12333 is an executive order! By its very nature Trump can rescind or update it
on a whim the moment he's in office. How can you completely uncritically
present readers the argument this is a way to set the rules in stone when
they're written on the White House Etch-a-Sketch?

And we of course get the "because 9/11" answer: _The origin of these changes
dates back, honestly, to just after 9 /11._ Now more than fifteen fucking
years later, days before the guy these Dems all said was an unacceptable
fascist threat walks into power, and because 9/11 we had to put the Obama
stamp of approval on the "bcc: everyone" model of NSA dragnet surveillance
sharing. Gotcha!

[1]
[https://www.documentcloud.org/documents/3283349-Raw-12333-su...](https://www.documentcloud.org/documents/3283349-Raw-12333-surveillance-
sharing-guidelines.html)

------
mindcrash
If I remembered correctly Obama already expanded surveillance powers after
Bush laid down the foundation. Now he expanded it even more.
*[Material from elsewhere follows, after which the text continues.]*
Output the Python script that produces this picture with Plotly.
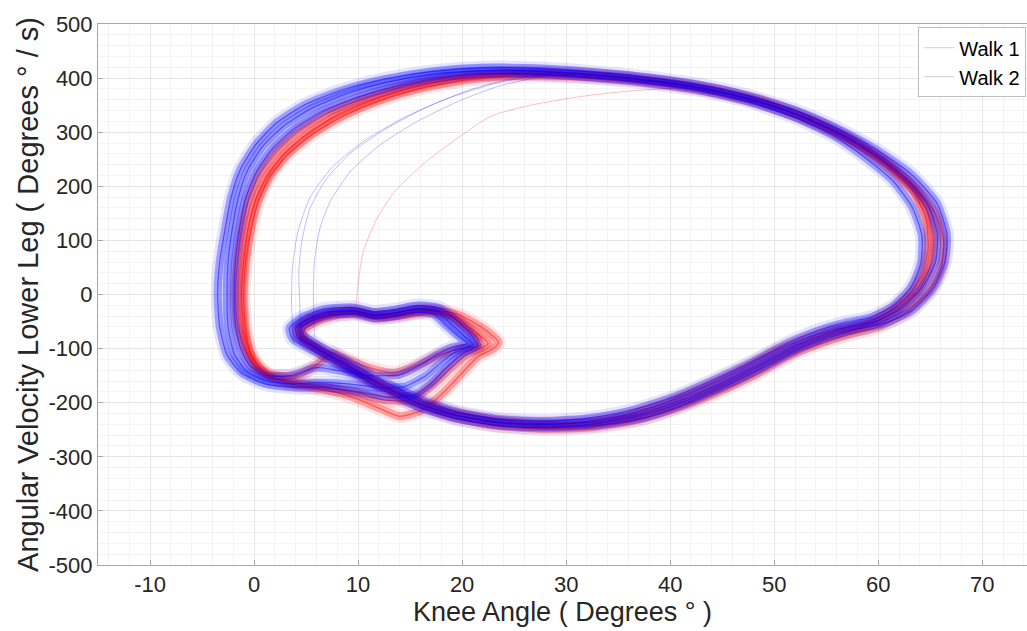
import plotly.graph_objects as go

# ---------------- data ----------------
walk_names = ["Walk 1", "Walk 2"]
x_ticks = [-10, 0, 10, 20, 30, 40, 50, 60, 70]
y_ticks = [-500, -400, -300, -200, -100, 0, 100, 200, 300, 400, 500]

# Walk 1 (red) cycles
w1_c1_x = [23, 21.5, 20, 18, 16, 14, 12, 9.5, 6.5, 3.5, 1, -0.4, -1, -1.2, -1, -0.6, 0.1, 1.3, 3, 5.2, 8, 11.5, 15.5, 19.5, 24, 29, 34, 39, 44, 49, 53.5, 57.5, 60.8, 63.6, 65.5, 66.3, 66, 64.8, 62.6, 60, 57.2, 54.5, 51.4, 48, 44.4, 40.4, 36.4, 32, 27.5, 23, 19, 15.5, 12, 8.8, 6.2, 4.8, 4.8, 6, 8, 10.3, 12.3, 14.5, 17, 19.5, 22, 23.5, 23]
w1_c1_y = [-100, -115, -145, -185, -215, -225, -210, -190, -175, -165, -145, -105, -60, 0, 60, 120, 172, 220, 262, 298, 332, 360, 384, 399, 407, 408, 403, 393, 378, 355, 323, 286, 245, 198, 150, 98, 46, 4, -34, -60, -74, -90, -114, -150, -182, -212, -234, -246, -248, -242, -226, -203, -170, -134, -104, -84, -66, -50, -38, -34, -42, -38, -30, -36, -62, -88, -100]

w1_c2_x = [22, 20.5, 19, 17, 15, 12.5, 10, 7, 4.5, 2, 0.2, -0.9, -1.6, -1.8, -1.6, -1.2, -0.5, 0.6, 2.2, 4.3, 7.1, 10.6, 14.6, 18.8, 23.5, 28.5, 33.5, 38.5, 43.5, 48.5, 53, 57, 60.3, 63, 64.7, 65.3, 65, 63.9, 61.8, 59.3, 56.7, 54, 51, 47.5, 44, 40, 36, 32, 27.5, 23, 19, 15.5, 12, 8.8, 6, 4.5, 4.4, 5.5, 7.3, 9.7, 11.8, 14, 16.5, 19, 21.3, 22.5, 22]
w1_c2_y = [-98, -110, -135, -170, -195, -195, -182, -172, -165, -155, -135, -100, -55, 0, 60, 120, 176, 224, 265, 302, 335, 363, 386, 401, 409, 409, 404, 394, 380, 358, 326, 289, 248, 203, 155, 102, 52, 8, -28, -54, -68, -84, -108, -144, -176, -207, -229, -241, -242, -236, -221, -199, -165, -129, -98, -78, -62, -47, -35, -31, -40, -36, -30, -40, -70, -90, -98]

w1_c3_x = [21.5, 19.8, 17.8, 15.8, 13.5, 11, 9, 7.5, 6, 4, 1.5, 0, -0.6, -0.9, -1, -0.8, -0.3, 0.4, 1.5, 3.2, 5.5, 8.5, 12, 16, 20.5, 25, 30, 35, 40, 45, 50, 54.5, 58.3, 61.3, 63.5, 64.6, 64.8, 64.3, 63, 61, 58.6, 56, 53.5, 50.5, 47, 43.5, 39.5, 35.5, 31.5, 27, 22.5, 18.5, 15, 11.5, 8.5, 5.8, 4.3, 4.2, 5.2, 7, 9.3, 11.3, 13.3, 15.8, 18.3, 20.3, 21.5, 21.5]
w1_c3_y = [-95, -100, -112, -130, -145, -135, -120, -108, -130, -150, -148, -125, -90, -45, 0, 60, 118, 172, 218, 258, 295, 329, 358, 381, 397, 404, 404, 399, 389, 372, 347, 313, 274, 232, 187, 137, 87, 40, 0, -32, -55, -64, -78, -100, -136, -168, -200, -224, -236, -238, -230, -214, -190, -158, -124, -95, -76, -60, -46, -36, -32, -40, -36, -28, -34, -60, -82, -95]

w1_out_x = [9.8, 10, 10.5, 11.8, 13.5, 16.5, 20, 22.8, 26.6, 31.4, 36, 41]
w1_out_y = [-20, 20, 80, 140, 190, 245, 295, 330, 350, 366, 376, 382]

# Walk 2 (blue) cycles
w2_c1_x = [21.5, 20, 18.5, 17, 15.5, 13, 10, 7, 4, 1, -1.2, -2.6, -3.3, -3.5, -3.3, -2.8, -2.2, -1.3, 0.2, 2.2, 5, 8.5, 12.5, 17, 22, 27, 32, 37, 42, 47, 52, 56, 59.8, 63.2, 65.6, 66.6, 66.4, 65.3, 63.2, 60.5, 58, 55.5, 52.5, 49, 45.5, 41.5, 37.5, 33, 28, 23.5, 19.5, 16, 12.5, 9, 5.8, 3.7, 3.4, 4.6, 6.7, 9.5, 11.5, 13.5, 15.8, 18, 19.7, 21, 21.5]
w2_c1_y = [-95, -110, -135, -165, -185, -190, -180, -172, -172, -165, -145, -112, -60, 0, 60, 120, 180, 232, 278, 318, 352, 378, 398, 412, 419, 418, 412, 403, 390, 370, 341, 308, 268, 222, 170, 112, 60, 12, -30, -54, -64, -78, -100, -135, -168, -202, -228, -242, -246, -242, -230, -210, -178, -140, -106, -82, -62, -42, -27, -24, -32, -28, -20, -26, -52, -78, -95]

w2_c2_x = [21, 19.5, 18, 16.5, 14.5, 12, 9, 6, 3.5, 1, -0.8, -1.9, -2.5, -2.6, -2.5, -2.1, -1.5, -0.6, 0.9, 2.9, 5.6, 9, 13, 17.5, 22, 27, 32, 37, 42, 47, 52, 56, 59.5, 62.6, 64.8, 65.7, 65.5, 64.3, 62.3, 60, 57.5, 55, 52, 48.5, 45, 41, 37, 33, 28, 23.5, 19.5, 16, 12.5, 9, 6, 4.2, 4, 5.2, 7, 9.5, 11.5, 13.5, 15.5, 17.5, 19, 20.3, 21]
w2_c2_y = [-92, -105, -125, -150, -170, -172, -165, -163, -165, -158, -140, -110, -60, 0, 60, 120, 180, 230, 275, 312, 345, 372, 393, 408, 414, 413, 407, 398, 385, 364, 334, 300, 260, 215, 165, 110, 60, 15, -25, -48, -58, -72, -95, -130, -163, -196, -221, -235, -240, -236, -224, -203, -170, -132, -100, -78, -62, -45, -33, -30, -38, -34, -27, -30, -55, -78, -92]

w2_c3_x = [20.5, 19, 17.5, 16, 14, 11, 8, 6, 3.5, 1.2, -0.4, -1.3, -1.8, -1.9, -1.8, -1.4, -0.8, 0.2, 1.7, 3.7, 6.4, 9.9, 13.9, 18, 22.5, 27.5, 32.5, 37.5, 42.5, 47.5, 52, 55.8, 58.8, 61.5, 63.3, 64.2, 64.1, 63.2, 61.5, 59.3, 56.8, 54.3, 51.3, 47.8, 44.3, 40.3, 36.3, 32.3, 28, 23.5, 19.8, 16.3, 12.8, 9.3, 6.3, 4.7, 4.6, 5.8, 7.5, 9.8, 11.7, 13.7, 15.5, 17.2, 18.5, 19.8, 20.5]
w2_c3_y = [-90, -98, -112, -130, -148, -150, -140, -135, -150, -150, -132, -100, -55, 0, 60, 120, 178, 226, 268, 304, 337, 364, 386, 401, 408, 407, 401, 392, 379, 357, 327, 292, 252, 208, 160, 108, 58, 15, -20, -42, -52, -66, -90, -125, -157, -190, -214, -228, -234, -230, -218, -196, -163, -126, -95, -74, -60, -47, -38, -36, -44, -40, -33, -36, -58, -80, -90]

w2_out1_x = [4.5, 4.4, 4.3, 4.6, 5.4, 7, 9.5, 13, 17, 21, 25, 29]
w2_out1_y = [-90, -20, 40, 100, 160, 215, 265, 310, 350, 380, 400, 408]
w2_out2_x = [5.8, 5.7, 5.8, 6.3, 7.4, 9.3, 12, 15.5, 19.5, 23.5, 27.5, 31]
w2_out2_y = [-80, 0, 60, 120, 175, 228, 275, 318, 356, 385, 402, 408]
w2_out3_x = [3.8, 3.6, 3.7, 4.2, 5.4, 7.5, 10.5, 14.5, 19, 23.5, 28]
w2_out3_y = [-90, -10, 50, 115, 180, 235, 283, 328, 365, 392, 406]

# ---------------- figure ----------------
RED = "255,0,0"
BLUE = "0,0,255"

walk1 = [(w1_c1_x, w1_c1_y), (w1_c2_x, w1_c2_y), (w1_c3_x, w1_c3_y)]
walk1_out = [(w1_out_x, w1_out_y)]
walk2 = [(w2_c1_x, w2_c1_y), (w2_c2_x, w2_c2_y), (w2_c3_x, w2_c3_y)]
walk2_out = [(w2_out1_x, w2_out1_y), (w2_out2_x, w2_out2_y), (w2_out3_x, w2_out3_y)]

fig = go.Figure()


def add_cycles(cycles, outliers, rgb, group):
    layers = [(14, 0.10), (8, 0.30), (1.2, 0.5)]
    for w, a in layers:
        for cx, cy in cycles:
            fig.add_trace(go.Scatter(
                x=cx, y=cy, mode="lines", legendgroup=group, showlegend=False,
                line=dict(color=f"rgba({rgb},{a})", width=w, shape="spline", smoothing=0.6),
                hoverinfo="skip"))
    for cx, cy in outliers:
        fig.add_trace(go.Scatter(
            x=cx, y=cy, mode="lines", legendgroup=group, showlegend=False,
            line=dict(color=f"rgba({rgb},0.25)", width=1, shape="spline", smoothing=0.6),
            hoverinfo="skip"))


add_cycles(walk1, walk1_out, RED, walk_names[0])
add_cycles(walk2, walk2_out, BLUE, walk_names[1])

# legend entries
fig.add_trace(go.Scatter(x=[None], y=[None], mode="lines", name=walk_names[0],
                         line=dict(color="rgba(190,190,190,0.7)", width=1)))
fig.add_trace(go.Scatter(x=[None], y=[None], mode="lines", name=walk_names[1],
                         line=dict(color="rgba(190,190,190,0.7)", width=1)))

FONT = "Liberation Sans, Arial, Helvetica, sans-serif"
axis_font = dict(family=FONT, size=22, color="#262626")
fig.update_layout(
    width=1027, height=631,
    margin=dict(l=98, r=0, t=24, b=66, autoexpand=False),
    paper_bgcolor="white", plot_bgcolor="white",
    font=dict(family=FONT, color="#262626"),
    showlegend=True,
    legend=dict(x=0.883, y=0.994, xanchor="left", yanchor="top",
                bgcolor="white", bordercolor="#bdbdbd", borderwidth=1,
                font=dict(family=FONT, size=20, color="#000000"), tracegroupgap=0,
                itemwidth=30),
    xaxis=dict(
        range=[-15, 74.3], tickmode="array", tickvals=x_ticks,
        ticktext=[str(v) for v in x_ticks], tickfont=axis_font,
        showgrid=True, gridcolor="#e6e6e6", gridwidth=1,
        minor=dict(dtick=2, showgrid=True, gridcolor="#f4f4f4", gridwidth=1),
        zeroline=False, showline=True, linecolor="#a8a8a8", linewidth=1, mirror=True,
        ticks="inside", ticklen=5, tickcolor="#a8a8a8",
        title=dict(text="Knee Angle ( Degrees ° )", font=dict(family=FONT, size=27, color="#262626"), standoff=4),
    ),
    yaxis=dict(
        range=[-500, 500], tickmode="array", tickvals=y_ticks,
        ticktext=[str(v) for v in y_ticks], tickfont=axis_font,
        showgrid=True, gridcolor="#e6e6e6", gridwidth=1,
        minor=dict(dtick=20, showgrid=True, gridcolor="#f4f4f4", gridwidth=1),
        zeroline=False, showline=True, linecolor="#a8a8a8", linewidth=1, mirror=True,
        ticks="inside", ticklen=5, tickcolor="#a8a8a8",
        title=dict(text="Angular Velocity Lower Leg ( Degrees ° / s)", font=dict(family=FONT, size=29, color="#262626"), standoff=1),
    ),
)

fig.write_html("out.html")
IMO this has nothing to do with Trump taking office, and everything to do with
giving the NSA even more power before he (Obama) leaves the White House.

------
Zhenya
Is there an Olympics for mental gymnastics? This author should represent the
USA.

------
andrewclunn
In other news The Atlantic asks, "Was Obama's mishandling of Syria just a plan
to discourage his successor from foreign intervention?"

------
MichaelBurge
Trump's talked about reducing the number of intelligence agencies and in
particular removing staff from the CIA. That's different from reducing their
power, though.

------
afterburner
Could it be to allow deeper investigation into Trump's Russia connections?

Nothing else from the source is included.